Short problem: Please output every line of the material as it stands, without the pictures.

— Start —

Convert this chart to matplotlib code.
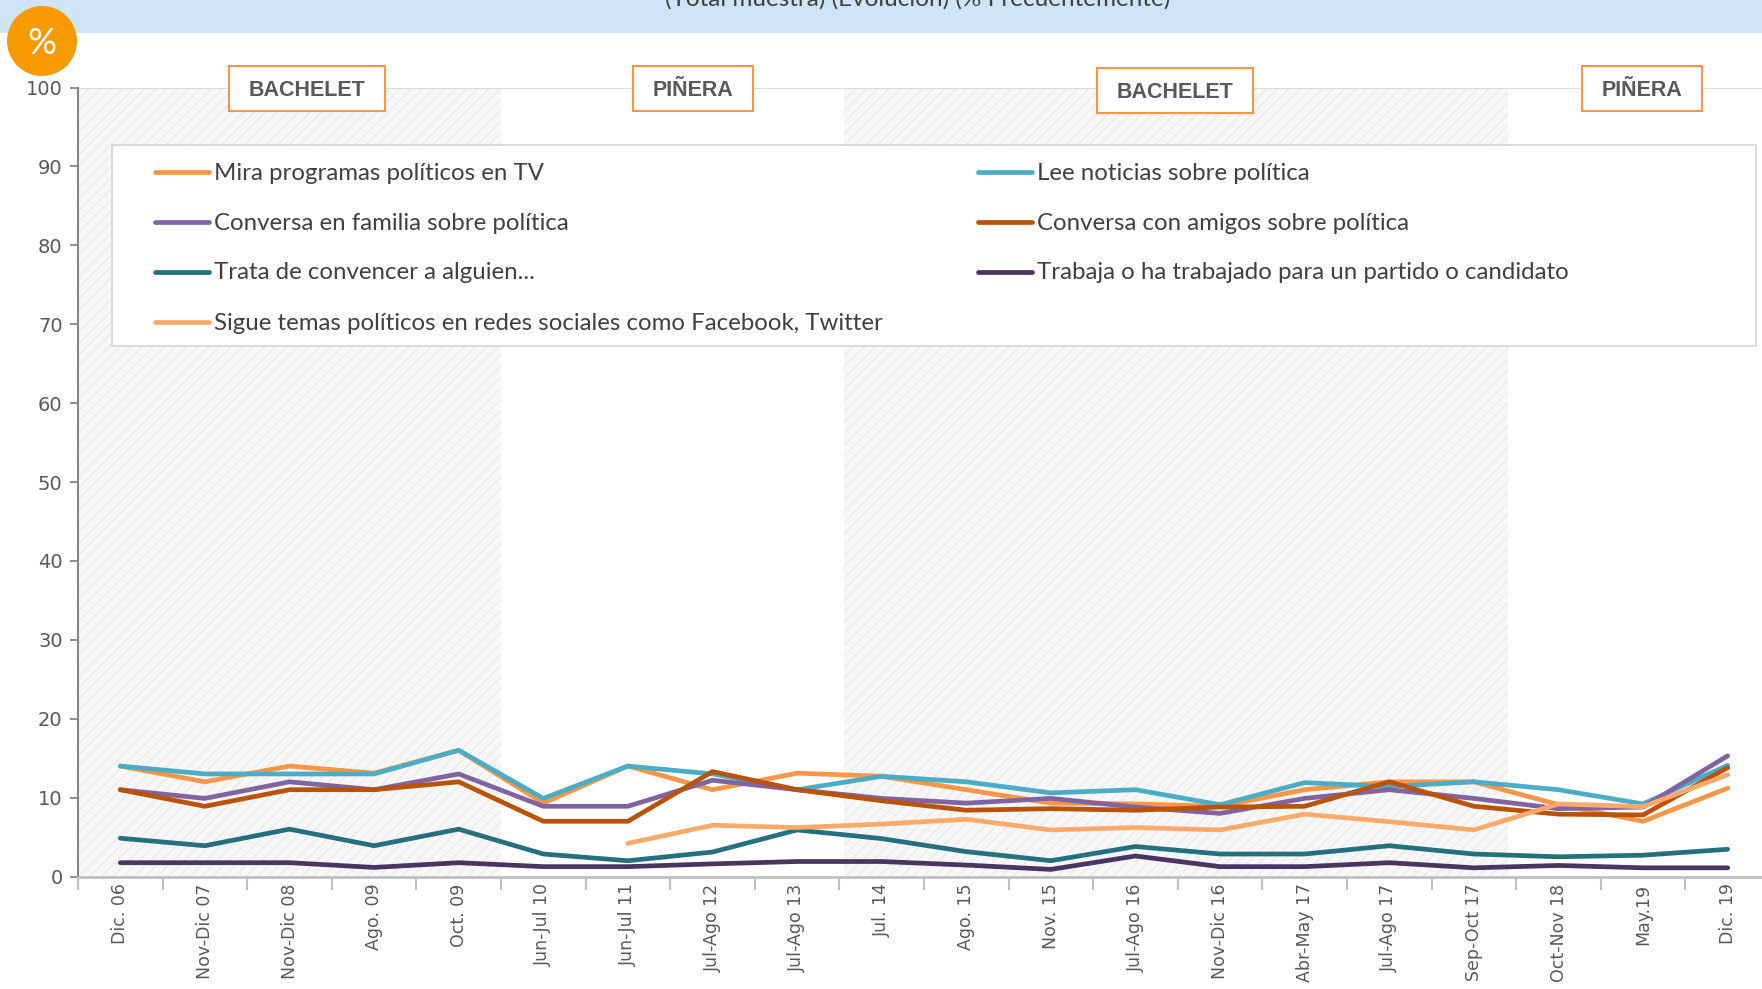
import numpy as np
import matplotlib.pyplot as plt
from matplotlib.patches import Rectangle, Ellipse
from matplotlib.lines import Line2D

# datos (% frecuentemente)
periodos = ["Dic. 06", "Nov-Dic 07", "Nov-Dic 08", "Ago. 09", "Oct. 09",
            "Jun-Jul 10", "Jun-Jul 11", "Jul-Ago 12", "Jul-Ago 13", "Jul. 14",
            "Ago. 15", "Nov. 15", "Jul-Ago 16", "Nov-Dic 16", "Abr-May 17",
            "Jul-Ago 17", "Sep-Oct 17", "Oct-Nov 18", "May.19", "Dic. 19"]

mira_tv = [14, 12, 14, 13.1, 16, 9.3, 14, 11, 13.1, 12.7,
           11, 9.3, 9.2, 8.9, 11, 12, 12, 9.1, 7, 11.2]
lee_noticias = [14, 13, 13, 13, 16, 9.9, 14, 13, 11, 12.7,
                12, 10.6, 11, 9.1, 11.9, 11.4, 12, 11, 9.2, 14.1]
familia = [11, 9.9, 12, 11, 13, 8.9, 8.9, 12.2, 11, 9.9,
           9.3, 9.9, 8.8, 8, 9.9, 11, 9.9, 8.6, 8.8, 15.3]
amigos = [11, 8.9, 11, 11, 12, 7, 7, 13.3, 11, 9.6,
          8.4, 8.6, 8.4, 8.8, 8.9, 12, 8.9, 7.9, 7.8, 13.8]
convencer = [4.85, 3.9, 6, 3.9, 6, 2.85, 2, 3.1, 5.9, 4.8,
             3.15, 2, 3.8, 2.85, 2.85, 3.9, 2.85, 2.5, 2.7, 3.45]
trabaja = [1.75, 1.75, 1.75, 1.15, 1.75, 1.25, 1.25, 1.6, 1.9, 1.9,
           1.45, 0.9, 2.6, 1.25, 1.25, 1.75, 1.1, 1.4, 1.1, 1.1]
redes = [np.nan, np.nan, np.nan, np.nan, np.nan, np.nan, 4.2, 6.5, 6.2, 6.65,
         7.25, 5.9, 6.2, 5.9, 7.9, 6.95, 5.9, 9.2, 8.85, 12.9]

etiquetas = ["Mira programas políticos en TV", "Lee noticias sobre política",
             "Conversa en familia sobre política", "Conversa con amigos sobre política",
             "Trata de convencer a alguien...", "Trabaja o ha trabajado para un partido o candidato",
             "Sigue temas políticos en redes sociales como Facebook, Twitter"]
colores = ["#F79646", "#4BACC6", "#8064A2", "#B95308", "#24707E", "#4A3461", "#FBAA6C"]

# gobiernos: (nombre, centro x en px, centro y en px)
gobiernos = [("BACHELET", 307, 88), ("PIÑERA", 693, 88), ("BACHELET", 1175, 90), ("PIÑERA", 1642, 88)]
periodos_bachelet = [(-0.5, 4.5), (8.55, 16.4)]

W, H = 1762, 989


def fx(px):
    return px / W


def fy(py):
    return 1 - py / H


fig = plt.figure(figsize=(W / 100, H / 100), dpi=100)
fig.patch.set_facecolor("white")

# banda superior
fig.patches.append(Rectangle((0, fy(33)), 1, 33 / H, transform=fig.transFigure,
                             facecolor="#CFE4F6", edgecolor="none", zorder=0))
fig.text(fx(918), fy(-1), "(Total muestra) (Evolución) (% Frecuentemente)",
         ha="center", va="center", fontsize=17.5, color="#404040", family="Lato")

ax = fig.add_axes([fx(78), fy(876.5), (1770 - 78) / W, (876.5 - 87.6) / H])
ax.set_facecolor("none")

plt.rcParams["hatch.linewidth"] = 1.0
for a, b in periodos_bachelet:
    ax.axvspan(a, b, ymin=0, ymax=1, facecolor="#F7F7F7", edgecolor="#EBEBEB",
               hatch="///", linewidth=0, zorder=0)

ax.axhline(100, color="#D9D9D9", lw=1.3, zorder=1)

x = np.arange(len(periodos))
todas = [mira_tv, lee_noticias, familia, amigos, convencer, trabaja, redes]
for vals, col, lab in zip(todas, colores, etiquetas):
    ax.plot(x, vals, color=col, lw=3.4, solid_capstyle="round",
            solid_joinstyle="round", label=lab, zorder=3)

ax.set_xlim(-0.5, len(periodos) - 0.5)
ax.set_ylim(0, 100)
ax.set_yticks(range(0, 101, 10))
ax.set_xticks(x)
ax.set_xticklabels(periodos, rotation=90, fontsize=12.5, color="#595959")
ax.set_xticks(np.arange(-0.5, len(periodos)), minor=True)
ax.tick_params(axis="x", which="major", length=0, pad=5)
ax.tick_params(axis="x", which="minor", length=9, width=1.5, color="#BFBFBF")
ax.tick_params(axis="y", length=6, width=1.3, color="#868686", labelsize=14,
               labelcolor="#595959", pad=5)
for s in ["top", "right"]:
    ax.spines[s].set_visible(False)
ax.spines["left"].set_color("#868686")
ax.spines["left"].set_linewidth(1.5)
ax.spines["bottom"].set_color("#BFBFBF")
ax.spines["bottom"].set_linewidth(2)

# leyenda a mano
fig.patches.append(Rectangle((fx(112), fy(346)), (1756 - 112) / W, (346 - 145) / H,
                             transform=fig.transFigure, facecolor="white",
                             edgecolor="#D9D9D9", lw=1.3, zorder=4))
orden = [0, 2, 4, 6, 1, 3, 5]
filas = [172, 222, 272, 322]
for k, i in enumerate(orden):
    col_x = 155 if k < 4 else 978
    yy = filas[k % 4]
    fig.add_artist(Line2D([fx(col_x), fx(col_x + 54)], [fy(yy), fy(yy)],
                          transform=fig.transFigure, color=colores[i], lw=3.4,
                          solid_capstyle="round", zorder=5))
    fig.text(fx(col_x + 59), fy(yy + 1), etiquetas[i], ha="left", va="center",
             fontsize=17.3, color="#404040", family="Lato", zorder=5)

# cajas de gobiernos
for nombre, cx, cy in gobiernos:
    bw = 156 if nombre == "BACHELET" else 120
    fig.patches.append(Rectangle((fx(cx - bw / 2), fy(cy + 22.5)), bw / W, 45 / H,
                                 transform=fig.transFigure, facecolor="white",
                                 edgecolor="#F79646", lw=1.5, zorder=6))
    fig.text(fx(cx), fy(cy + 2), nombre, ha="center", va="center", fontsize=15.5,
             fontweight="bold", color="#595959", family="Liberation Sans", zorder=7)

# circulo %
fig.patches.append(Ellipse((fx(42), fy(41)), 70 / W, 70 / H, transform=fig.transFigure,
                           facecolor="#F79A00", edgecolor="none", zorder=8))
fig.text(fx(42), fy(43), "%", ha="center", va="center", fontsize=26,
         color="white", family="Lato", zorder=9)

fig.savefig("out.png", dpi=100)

— End —

Complete answer:
Convert this chart to matplotlib code.
import numpy as np
import matplotlib.pyplot as plt
from matplotlib.patches import Rectangle, Ellipse
from matplotlib.lines import Line2D

# datos (% frecuentemente)
periodos = ["Dic. 06", "Nov-Dic 07", "Nov-Dic 08", "Ago. 09", "Oct. 09",
            "Jun-Jul 10", "Jun-Jul 11", "Jul-Ago 12", "Jul-Ago 13", "Jul. 14",
            "Ago. 15", "Nov. 15", "Jul-Ago 16", "Nov-Dic 16", "Abr-May 17",
            "Jul-Ago 17", "Sep-Oct 17", "Oct-Nov 18", "May.19", "Dic. 19"]

mira_tv = [14, 12, 14, 13.1, 16, 9.3, 14, 11, 13.1, 12.7,
           11, 9.3, 9.2, 8.9, 11, 12, 12, 9.1, 7, 11.2]
lee_noticias = [14, 13, 13, 13, 16, 9.9, 14, 13, 11, 12.7,
                12, 10.6, 11, 9.1, 11.9, 11.4, 12, 11, 9.2, 14.1]
familia = [11, 9.9, 12, 11, 13, 8.9, 8.9, 12.2, 11, 9.9,
           9.3, 9.9, 8.8, 8, 9.9, 11, 9.9, 8.6, 8.8, 15.3]
amigos = [11, 8.9, 11, 11, 12, 7, 7, 13.3, 11, 9.6,
          8.4, 8.6, 8.4, 8.8, 8.9, 12, 8.9, 7.9, 7.8, 13.8]
convencer = [4.85, 3.9, 6, 3.9, 6, 2.85, 2, 3.1, 5.9, 4.8,
             3.15, 2, 3.8, 2.85, 2.85, 3.9, 2.85, 2.5, 2.7, 3.45]
trabaja = [1.75, 1.75, 1.75, 1.15, 1.75, 1.25, 1.25, 1.6, 1.9, 1.9,
           1.45, 0.9, 2.6, 1.25, 1.25, 1.75, 1.1, 1.4, 1.1, 1.1]
redes = [np.nan, np.nan, np.nan, np.nan, np.nan, np.nan, 4.2, 6.5, 6.2, 6.65,
         7.25, 5.9, 6.2, 5.9, 7.9, 6.95, 5.9, 9.2, 8.85, 12.9]

etiquetas = ["Mira programas políticos en TV", "Lee noticias sobre política",
             "Conversa en familia sobre política", "Conversa con amigos sobre política",
             "Trata de convencer a alguien...", "Trabaja o ha trabajado para un partido o candidato",
             "Sigue temas políticos en redes sociales como Facebook, Twitter"]
colores = ["#F79646", "#4BACC6", "#8064A2", "#B95308", "#24707E", "#4A3461", "#FBAA6C"]

# gobiernos: (nombre, centro x en px, centro y en px)
gobiernos = [("BACHELET", 307, 88), ("PIÑERA", 693, 88), ("BACHELET", 1175, 90), ("PIÑERA", 1642, 88)]
periodos_bachelet = [(-0.5, 4.5), (8.55, 16.4)]

W, H = 1762, 989


def fx(px):
    return px / W


def fy(py):
    return 1 - py / H


fig = plt.figure(figsize=(W / 100, H / 100), dpi=100)
fig.patch.set_facecolor("white")

# banda superior
fig.patches.append(Rectangle((0, fy(33)), 1, 33 / H, transform=fig.transFigure,
                             facecolor="#CFE4F6", edgecolor="none", zorder=0))
fig.text(fx(918), fy(-1), "(Total muestra) (Evolución) (% Frecuentemente)",
         ha="center", va="center", fontsize=17.5, color="#404040", family="Lato")

ax = fig.add_axes([fx(78), fy(876.5), (1770 - 78) / W, (876.5 - 87.6) / H])
ax.set_facecolor("none")

plt.rcParams["hatch.linewidth"] = 1.0
for a, b in periodos_bachelet:
    ax.axvspan(a, b, ymin=0, ymax=1, facecolor="#F7F7F7", edgecolor="#EBEBEB",
               hatch="///", linewidth=0, zorder=0)

ax.axhline(100, color="#D9D9D9", lw=1.3, zorder=1)

x = np.arange(len(periodos))
todas = [mira_tv, lee_noticias, familia, amigos, convencer, trabaja, redes]
for vals, col, lab in zip(todas, colores, etiquetas):
    ax.plot(x, vals, color=col, lw=3.4, solid_capstyle="round",
            solid_joinstyle="round", label=lab, zorder=3)

ax.set_xlim(-0.5, len(periodos) - 0.5)
ax.set_ylim(0, 100)
ax.set_yticks(range(0, 101, 10))
ax.set_xticks(x)
ax.set_xticklabels(periodos, rotation=90, fontsize=12.5, color="#595959")
ax.set_xticks(np.arange(-0.5, len(periodos)), minor=True)
ax.tick_params(axis="x", which="major", length=0, pad=5)
ax.tick_params(axis="x", which="minor", length=9, width=1.5, color="#BFBFBF")
ax.tick_params(axis="y", length=6, width=1.3, color="#868686", labelsize=14,
               labelcolor="#595959", pad=5)
for s in ["top", "right"]:
    ax.spines[s].set_visible(False)
ax.spines["left"].set_color("#868686")
ax.spines["left"].set_linewidth(1.5)
ax.spines["bottom"].set_color("#BFBFBF")
ax.spines["bottom"].set_linewidth(2)

# leyenda a mano
fig.patches.append(Rectangle((fx(112), fy(346)), (1756 - 112) / W, (346 - 145) / H,
                             transform=fig.transFigure, facecolor="white",
                             edgecolor="#D9D9D9", lw=1.3, zorder=4))
orden = [0, 2, 4, 6, 1, 3, 5]
filas = [172, 222, 272, 322]
for k, i in enumerate(orden):
    col_x = 155 if k < 4 else 978
    yy = filas[k % 4]
    fig.add_artist(Line2D([fx(col_x), fx(col_x + 54)], [fy(yy), fy(yy)],
                          transform=fig.transFigure, color=colores[i], lw=3.4,
                          solid_capstyle="round", zorder=5))
    fig.text(fx(col_x + 59), fy(yy + 1), etiquetas[i], ha="left", va="center",
             fontsize=17.3, color="#404040", family="Lato", zorder=5)

# cajas de gobiernos
for nombre, cx, cy in gobiernos:
    bw = 156 if nombre == "BACHELET" else 120
    fig.patches.append(Rectangle((fx(cx - bw / 2), fy(cy + 22.5)), bw / W, 45 / H,
                                 transform=fig.transFigure, facecolor="white",
                                 edgecolor="#F79646", lw=1.5, zorder=6))
    fig.text(fx(cx), fy(cy + 2), nombre, ha="center", va="center", fontsize=15.5,
             fontweight="bold", color="#595959", family="Liberation Sans", zorder=7)

# circulo %
fig.patches.append(Ellipse((fx(42), fy(41)), 70 / W, 70 / H, transform=fig.transFigure,
                           facecolor="#F79A00", edgecolor="none", zorder=8))
fig.text(fx(42), fy(43), "%", ha="center", va="center", fontsize=26,
         color="white", family="Lato", zorder=9)

fig.savefig("out.png", dpi=100)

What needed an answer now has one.